▸ TO BE DONE
Without copying any pictures, restate exactly the lines from the start of the records through the line containing "width=1.2, color='#404040', direction='out')".

# Start of THE DATA

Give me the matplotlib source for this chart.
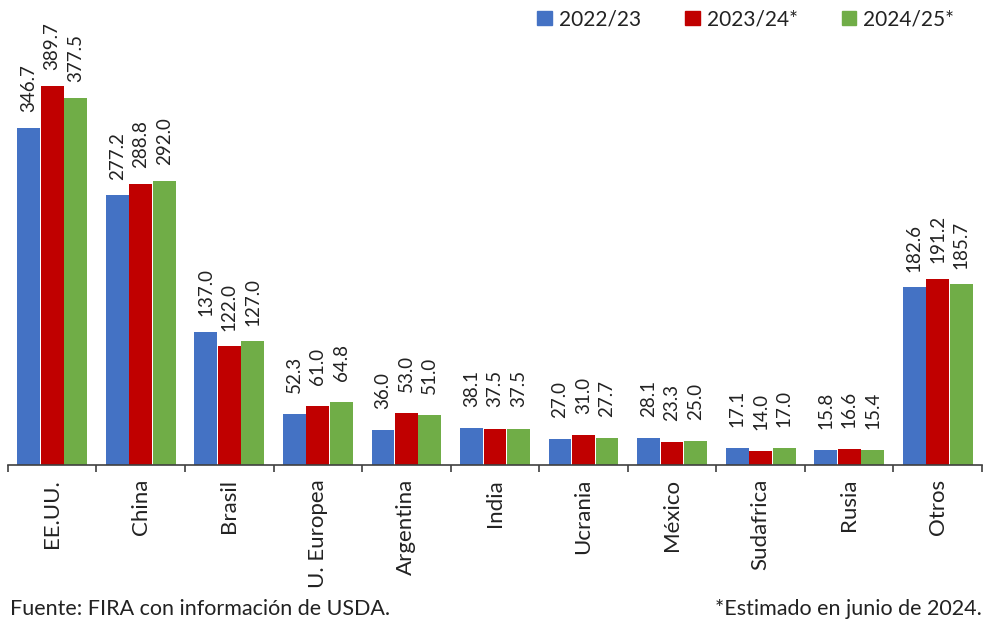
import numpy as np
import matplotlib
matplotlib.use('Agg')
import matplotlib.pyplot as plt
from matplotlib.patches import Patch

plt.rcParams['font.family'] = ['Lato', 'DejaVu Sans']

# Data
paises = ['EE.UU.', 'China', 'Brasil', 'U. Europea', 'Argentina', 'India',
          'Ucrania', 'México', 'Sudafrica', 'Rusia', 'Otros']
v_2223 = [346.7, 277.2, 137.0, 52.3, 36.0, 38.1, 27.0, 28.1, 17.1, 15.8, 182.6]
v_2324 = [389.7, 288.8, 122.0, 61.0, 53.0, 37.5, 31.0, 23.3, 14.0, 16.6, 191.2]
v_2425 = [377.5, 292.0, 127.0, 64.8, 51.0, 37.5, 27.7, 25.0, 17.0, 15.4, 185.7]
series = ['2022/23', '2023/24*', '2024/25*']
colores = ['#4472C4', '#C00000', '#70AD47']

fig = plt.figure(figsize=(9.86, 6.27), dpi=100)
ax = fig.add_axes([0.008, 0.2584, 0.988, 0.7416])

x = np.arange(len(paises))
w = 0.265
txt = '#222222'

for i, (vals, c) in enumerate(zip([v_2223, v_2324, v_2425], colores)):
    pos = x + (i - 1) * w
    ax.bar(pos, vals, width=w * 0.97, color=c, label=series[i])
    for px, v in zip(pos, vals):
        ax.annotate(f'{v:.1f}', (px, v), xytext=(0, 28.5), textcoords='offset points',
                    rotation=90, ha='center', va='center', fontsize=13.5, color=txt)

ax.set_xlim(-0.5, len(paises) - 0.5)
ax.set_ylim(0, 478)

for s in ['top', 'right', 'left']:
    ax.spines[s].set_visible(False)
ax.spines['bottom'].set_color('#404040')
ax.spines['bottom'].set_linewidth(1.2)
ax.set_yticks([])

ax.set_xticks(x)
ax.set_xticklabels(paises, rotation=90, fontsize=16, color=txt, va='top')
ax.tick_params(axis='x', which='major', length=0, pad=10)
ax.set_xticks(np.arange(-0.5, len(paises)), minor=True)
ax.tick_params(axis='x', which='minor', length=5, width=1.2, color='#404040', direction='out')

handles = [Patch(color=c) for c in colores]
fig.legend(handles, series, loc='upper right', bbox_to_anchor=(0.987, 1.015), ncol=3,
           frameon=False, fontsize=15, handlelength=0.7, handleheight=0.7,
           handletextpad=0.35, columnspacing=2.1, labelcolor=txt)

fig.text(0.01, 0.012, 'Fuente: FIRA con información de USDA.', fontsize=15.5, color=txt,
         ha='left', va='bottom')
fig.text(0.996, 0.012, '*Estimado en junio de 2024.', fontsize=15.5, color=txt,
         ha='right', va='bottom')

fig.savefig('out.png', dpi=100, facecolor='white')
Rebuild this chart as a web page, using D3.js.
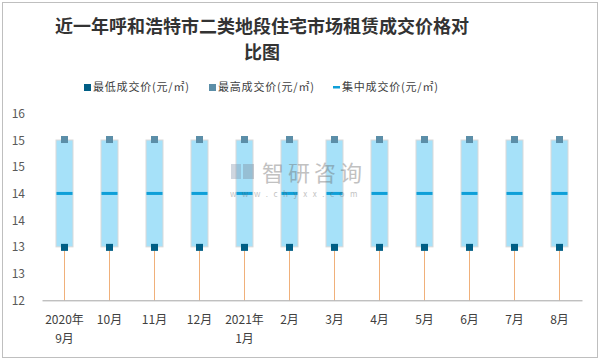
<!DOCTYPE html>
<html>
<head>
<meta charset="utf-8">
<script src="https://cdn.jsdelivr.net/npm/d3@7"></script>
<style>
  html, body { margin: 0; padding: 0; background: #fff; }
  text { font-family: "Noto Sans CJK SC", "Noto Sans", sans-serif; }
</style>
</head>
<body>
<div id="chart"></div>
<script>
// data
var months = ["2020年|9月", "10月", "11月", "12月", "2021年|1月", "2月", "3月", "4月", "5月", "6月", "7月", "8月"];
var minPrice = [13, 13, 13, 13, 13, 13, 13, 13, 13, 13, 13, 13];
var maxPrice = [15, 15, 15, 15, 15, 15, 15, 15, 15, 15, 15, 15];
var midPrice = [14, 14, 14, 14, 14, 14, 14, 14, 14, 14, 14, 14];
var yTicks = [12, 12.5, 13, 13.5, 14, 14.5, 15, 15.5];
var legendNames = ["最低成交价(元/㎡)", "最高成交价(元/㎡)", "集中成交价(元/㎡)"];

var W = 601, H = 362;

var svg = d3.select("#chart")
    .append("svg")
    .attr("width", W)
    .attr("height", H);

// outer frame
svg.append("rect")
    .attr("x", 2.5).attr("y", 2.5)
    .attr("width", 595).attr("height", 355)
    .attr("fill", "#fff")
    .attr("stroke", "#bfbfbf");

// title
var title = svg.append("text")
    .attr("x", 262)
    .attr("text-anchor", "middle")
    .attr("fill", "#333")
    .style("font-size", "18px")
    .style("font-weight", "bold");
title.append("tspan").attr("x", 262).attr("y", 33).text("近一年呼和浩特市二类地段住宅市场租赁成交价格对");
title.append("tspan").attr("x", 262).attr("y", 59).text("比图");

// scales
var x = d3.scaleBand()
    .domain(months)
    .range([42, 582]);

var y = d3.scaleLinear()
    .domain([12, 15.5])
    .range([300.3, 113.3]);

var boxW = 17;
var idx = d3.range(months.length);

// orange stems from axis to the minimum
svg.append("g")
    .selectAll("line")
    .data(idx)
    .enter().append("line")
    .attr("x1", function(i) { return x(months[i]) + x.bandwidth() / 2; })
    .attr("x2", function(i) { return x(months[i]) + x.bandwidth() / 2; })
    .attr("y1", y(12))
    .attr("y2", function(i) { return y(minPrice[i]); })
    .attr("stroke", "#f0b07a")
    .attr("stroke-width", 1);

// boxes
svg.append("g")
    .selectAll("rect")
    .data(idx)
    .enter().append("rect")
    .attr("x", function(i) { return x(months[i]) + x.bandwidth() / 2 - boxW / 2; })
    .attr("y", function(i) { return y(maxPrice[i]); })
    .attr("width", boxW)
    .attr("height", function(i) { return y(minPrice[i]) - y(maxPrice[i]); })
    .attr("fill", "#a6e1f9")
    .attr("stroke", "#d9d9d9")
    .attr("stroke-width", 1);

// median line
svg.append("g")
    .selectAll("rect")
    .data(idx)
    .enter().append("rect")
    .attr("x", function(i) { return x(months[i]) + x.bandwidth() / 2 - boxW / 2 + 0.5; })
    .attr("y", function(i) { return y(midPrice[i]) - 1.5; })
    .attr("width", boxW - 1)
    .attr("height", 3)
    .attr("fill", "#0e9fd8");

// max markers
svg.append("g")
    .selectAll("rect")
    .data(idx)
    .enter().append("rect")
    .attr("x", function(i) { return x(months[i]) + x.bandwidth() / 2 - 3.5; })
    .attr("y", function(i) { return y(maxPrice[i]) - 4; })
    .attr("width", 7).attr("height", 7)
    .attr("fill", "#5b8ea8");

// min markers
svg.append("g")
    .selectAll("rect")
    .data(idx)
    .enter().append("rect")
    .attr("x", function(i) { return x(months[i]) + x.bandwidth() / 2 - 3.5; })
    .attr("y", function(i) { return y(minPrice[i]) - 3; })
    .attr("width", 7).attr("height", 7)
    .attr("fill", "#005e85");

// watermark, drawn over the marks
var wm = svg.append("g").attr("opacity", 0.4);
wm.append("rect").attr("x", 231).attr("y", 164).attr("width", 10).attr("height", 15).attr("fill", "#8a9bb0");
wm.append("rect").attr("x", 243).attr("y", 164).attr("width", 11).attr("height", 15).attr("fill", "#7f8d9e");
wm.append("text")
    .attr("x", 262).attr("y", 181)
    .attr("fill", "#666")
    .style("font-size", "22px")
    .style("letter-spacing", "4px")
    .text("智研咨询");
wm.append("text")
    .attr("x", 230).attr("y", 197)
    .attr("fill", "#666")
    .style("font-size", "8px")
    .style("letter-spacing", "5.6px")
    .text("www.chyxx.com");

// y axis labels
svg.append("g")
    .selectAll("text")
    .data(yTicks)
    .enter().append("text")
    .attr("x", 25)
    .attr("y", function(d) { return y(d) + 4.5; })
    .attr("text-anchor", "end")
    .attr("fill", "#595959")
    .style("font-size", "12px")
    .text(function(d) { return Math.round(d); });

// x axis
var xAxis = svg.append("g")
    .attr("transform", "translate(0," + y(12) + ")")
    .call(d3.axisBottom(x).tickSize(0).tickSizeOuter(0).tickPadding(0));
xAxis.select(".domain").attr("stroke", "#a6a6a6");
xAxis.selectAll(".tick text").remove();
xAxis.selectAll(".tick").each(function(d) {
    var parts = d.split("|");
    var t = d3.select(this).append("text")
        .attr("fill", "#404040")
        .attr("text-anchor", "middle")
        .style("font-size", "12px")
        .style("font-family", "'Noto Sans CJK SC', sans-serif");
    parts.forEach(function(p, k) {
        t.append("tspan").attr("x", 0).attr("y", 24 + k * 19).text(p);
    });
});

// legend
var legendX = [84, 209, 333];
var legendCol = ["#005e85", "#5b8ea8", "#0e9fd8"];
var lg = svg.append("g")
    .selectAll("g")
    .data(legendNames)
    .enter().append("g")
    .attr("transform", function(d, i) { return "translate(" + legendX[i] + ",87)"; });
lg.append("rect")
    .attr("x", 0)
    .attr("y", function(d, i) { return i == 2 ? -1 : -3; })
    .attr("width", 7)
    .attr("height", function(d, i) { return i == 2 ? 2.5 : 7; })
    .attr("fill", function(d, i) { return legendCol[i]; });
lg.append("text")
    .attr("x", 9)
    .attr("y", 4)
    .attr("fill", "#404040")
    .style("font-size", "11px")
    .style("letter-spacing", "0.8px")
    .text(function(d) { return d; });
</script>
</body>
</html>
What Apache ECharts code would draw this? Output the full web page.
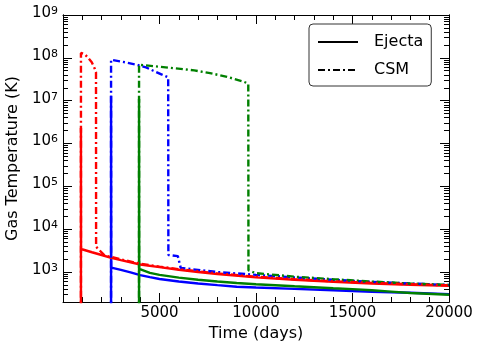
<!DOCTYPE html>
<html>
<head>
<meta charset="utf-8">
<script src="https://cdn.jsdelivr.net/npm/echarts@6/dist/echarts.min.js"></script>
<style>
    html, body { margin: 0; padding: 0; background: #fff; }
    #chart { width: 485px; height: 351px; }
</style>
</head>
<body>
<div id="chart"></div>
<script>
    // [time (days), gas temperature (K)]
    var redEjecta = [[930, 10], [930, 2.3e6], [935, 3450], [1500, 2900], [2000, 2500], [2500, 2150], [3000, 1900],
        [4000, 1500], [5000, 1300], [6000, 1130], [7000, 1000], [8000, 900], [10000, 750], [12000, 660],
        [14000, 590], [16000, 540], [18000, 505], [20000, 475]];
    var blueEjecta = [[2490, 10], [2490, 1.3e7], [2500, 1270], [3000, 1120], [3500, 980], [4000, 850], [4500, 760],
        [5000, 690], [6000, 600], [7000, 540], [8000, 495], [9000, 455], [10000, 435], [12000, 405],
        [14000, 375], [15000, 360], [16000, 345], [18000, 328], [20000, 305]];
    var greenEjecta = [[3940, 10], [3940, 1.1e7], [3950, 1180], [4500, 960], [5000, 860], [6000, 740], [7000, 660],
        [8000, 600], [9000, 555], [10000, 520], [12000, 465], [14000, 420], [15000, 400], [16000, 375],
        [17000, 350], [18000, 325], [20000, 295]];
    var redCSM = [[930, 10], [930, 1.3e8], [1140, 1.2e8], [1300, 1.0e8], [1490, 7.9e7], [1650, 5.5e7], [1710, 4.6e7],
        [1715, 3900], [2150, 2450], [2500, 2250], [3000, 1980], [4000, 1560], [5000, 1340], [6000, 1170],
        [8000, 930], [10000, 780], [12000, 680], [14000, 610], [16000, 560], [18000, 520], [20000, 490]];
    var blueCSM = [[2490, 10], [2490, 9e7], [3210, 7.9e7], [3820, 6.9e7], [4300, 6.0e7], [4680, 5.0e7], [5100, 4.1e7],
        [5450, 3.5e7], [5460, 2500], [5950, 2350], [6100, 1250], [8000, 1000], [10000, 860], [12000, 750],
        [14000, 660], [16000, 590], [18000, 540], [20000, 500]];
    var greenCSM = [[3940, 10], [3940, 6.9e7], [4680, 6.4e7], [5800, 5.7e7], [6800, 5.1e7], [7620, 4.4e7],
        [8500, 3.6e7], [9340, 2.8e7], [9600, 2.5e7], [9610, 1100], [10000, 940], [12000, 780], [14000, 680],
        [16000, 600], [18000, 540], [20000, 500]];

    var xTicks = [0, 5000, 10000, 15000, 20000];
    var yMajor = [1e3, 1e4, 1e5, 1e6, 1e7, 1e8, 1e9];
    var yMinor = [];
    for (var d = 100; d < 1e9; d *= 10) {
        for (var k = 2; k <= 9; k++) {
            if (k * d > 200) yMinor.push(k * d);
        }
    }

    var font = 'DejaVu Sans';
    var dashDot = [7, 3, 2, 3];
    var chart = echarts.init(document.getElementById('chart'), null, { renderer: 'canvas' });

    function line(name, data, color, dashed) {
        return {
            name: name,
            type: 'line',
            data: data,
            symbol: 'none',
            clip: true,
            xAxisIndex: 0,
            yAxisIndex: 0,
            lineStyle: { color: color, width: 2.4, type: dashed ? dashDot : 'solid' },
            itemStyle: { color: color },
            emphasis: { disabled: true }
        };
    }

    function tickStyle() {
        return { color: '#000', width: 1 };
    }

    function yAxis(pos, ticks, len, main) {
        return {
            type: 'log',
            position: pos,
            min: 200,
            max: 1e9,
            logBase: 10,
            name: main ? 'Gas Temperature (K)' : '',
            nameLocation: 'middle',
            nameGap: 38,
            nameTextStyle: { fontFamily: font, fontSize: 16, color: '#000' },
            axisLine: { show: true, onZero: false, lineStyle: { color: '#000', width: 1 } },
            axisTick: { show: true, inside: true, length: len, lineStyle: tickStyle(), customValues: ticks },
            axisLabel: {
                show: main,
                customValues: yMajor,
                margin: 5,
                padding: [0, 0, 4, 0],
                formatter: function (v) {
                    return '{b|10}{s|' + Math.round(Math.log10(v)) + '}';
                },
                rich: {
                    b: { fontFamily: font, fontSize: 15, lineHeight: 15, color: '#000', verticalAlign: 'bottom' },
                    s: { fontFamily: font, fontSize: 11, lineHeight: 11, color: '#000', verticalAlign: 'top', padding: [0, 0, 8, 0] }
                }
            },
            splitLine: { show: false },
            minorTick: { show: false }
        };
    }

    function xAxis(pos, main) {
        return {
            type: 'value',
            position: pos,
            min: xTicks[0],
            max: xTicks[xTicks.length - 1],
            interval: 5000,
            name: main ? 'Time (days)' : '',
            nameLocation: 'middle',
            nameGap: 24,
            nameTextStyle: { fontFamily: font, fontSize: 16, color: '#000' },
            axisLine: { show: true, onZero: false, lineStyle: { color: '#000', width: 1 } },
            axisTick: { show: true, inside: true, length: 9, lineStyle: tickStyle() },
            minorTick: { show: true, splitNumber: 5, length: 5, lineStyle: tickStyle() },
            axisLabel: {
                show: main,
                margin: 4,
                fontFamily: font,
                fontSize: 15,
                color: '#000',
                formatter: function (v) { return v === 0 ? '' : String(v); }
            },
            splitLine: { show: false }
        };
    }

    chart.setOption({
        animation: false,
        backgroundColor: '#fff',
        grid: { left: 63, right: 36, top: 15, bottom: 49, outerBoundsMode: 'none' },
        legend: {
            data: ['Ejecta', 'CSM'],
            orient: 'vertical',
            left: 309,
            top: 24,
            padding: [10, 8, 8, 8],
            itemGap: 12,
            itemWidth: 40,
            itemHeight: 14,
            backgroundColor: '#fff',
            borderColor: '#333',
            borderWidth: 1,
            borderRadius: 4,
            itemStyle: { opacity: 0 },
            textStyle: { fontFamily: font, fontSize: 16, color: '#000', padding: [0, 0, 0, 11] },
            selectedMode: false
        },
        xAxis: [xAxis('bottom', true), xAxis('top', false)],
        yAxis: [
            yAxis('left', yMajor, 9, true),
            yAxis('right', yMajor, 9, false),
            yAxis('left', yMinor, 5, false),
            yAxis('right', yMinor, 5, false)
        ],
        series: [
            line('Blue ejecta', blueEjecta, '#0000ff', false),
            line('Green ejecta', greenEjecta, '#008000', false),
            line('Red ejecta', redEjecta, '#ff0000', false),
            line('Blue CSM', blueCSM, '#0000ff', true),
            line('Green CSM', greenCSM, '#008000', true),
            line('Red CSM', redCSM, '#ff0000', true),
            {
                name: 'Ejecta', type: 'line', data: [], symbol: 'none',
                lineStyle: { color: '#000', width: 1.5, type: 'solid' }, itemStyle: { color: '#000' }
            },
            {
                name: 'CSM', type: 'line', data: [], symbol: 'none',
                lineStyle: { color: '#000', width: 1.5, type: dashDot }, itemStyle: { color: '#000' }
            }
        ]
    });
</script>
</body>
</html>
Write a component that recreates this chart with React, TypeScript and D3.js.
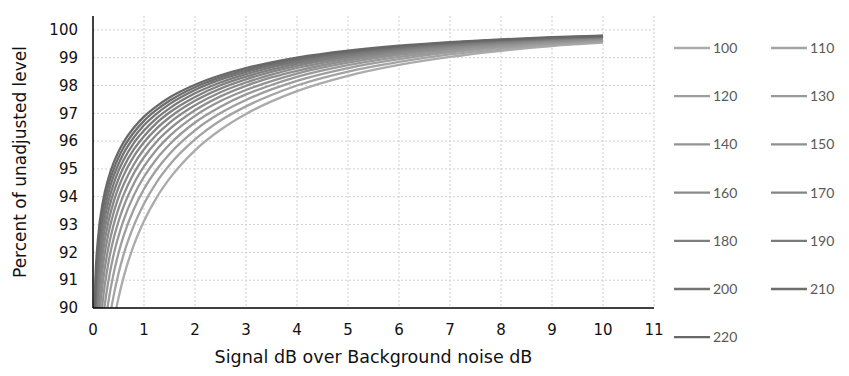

# End of THE DATA

▸ WRITTEN REPLY
Give me the matplotlib source for this chart.
import numpy as np
import matplotlib
matplotlib.use('Agg')
import matplotlib.pyplot as plt
from matplotlib.patches import Patch

plt.rcParams['font.family'] = ['Lato', 'DejaVu Sans']

# Data
paises = ['EE.UU.', 'China', 'Brasil', 'U. Europea', 'Argentina', 'India',
          'Ucrania', 'México', 'Sudafrica', 'Rusia', 'Otros']
v_2223 = [346.7, 277.2, 137.0, 52.3, 36.0, 38.1, 27.0, 28.1, 17.1, 15.8, 182.6]
v_2324 = [389.7, 288.8, 122.0, 61.0, 53.0, 37.5, 31.0, 23.3, 14.0, 16.6, 191.2]
v_2425 = [377.5, 292.0, 127.0, 64.8, 51.0, 37.5, 27.7, 25.0, 17.0, 15.4, 185.7]
series = ['2022/23', '2023/24*', '2024/25*']
colores = ['#4472C4', '#C00000', '#70AD47']

fig = plt.figure(figsize=(9.86, 6.27), dpi=100)
ax = fig.add_axes([0.008, 0.2584, 0.988, 0.7416])

x = np.arange(len(paises))
w = 0.265
txt = '#222222'

for i, (vals, c) in enumerate(zip([v_2223, v_2324, v_2425], colores)):
    pos = x + (i - 1) * w
    ax.bar(pos, vals, width=w * 0.97, color=c, label=series[i])
    for px, v in zip(pos, vals):
        ax.annotate(f'{v:.1f}', (px, v), xytext=(0, 28.5), textcoords='offset points',
                    rotation=90, ha='center', va='center', fontsize=13.5, color=txt)

ax.set_xlim(-0.5, len(paises) - 0.5)
ax.set_ylim(0, 478)

for s in ['top', 'right', 'left']:
    ax.spines[s].set_visible(False)
ax.spines['bottom'].set_color('#404040')
ax.spines['bottom'].set_linewidth(1.2)
ax.set_yticks([])

ax.set_xticks(x)
ax.set_xticklabels(paises, rotation=90, fontsize=16, color=txt, va='top')
ax.tick_params(axis='x', which='major', length=0, pad=10)
ax.set_xticks(np.arange(-0.5, len(paises)), minor=True)
ax.tick_params(axis='x', which='minor', length=5, width=1.2, color='#404040', direction='out')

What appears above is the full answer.